GE Aerospace wins Air Force contract for GE426 ACP drone engine
GE Aerospace (NYSE:GE) has been awarded a contract by the U.S. Air Force to conduct the preliminary design review (PDR) for its newly developed GE426 turbine engine, marking a significant step forward in the military's development of uncrewed autonomous combat aircraft.
The Cincinnati, Ohio-based propulsion giant engineered the GE426 to serve as a purpose-built power plant for the Air Force's medium-thrust class Autonomous Collaborative Platform (ACP) initiative.
Developed by the Air Force Research Laboratory, the ACP program focuses on fielding low-cost, high-performance uncrewed systems capable of operating as coordinated teams alongside traditional crewed fighter jets.
The new phase of the contract will mature the GE426 from a conceptual design into a physical prototype architecture.
Engineering teams will focus on refining the engine's core performance capabilities, scaling manufacturing blueprint options, and optimizing production economics to align with the military's strict budgetary and quantity requirements for its future autonomous drone fleets.

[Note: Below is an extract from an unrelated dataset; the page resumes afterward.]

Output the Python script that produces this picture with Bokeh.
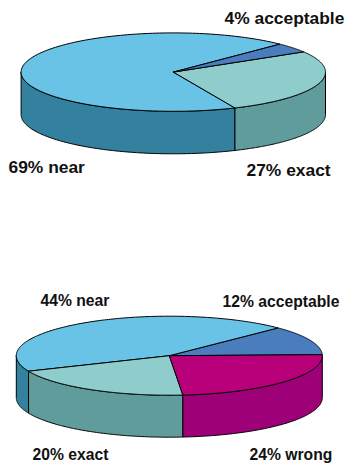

The contract framework builds directly upon a preceding milestone completed in August 2025, during which GE Aerospace successfully completed the engine's concept design review, validating its baseline architecture.
The agreement expands GE Aerospace's rapidly growing footprint in the defense sector's shift toward "affordable mass"—mass-producible, small-scale engines for expendable and autonomous aerial systems.
The company's small-engine military portfolio already features the GEK800 and GEK1500 propulsion systems, which are currently being co-developed in partnership with Kratos Defense & Security Solutions.
The specialized contract was formally executed via an Other Transaction Authority (OTA) Project Agreement managed by SOSSEC, under the Propulsion Consortium Initiative 2.0 framework, established between the Air Force Life Cycle Management Center and industry participants.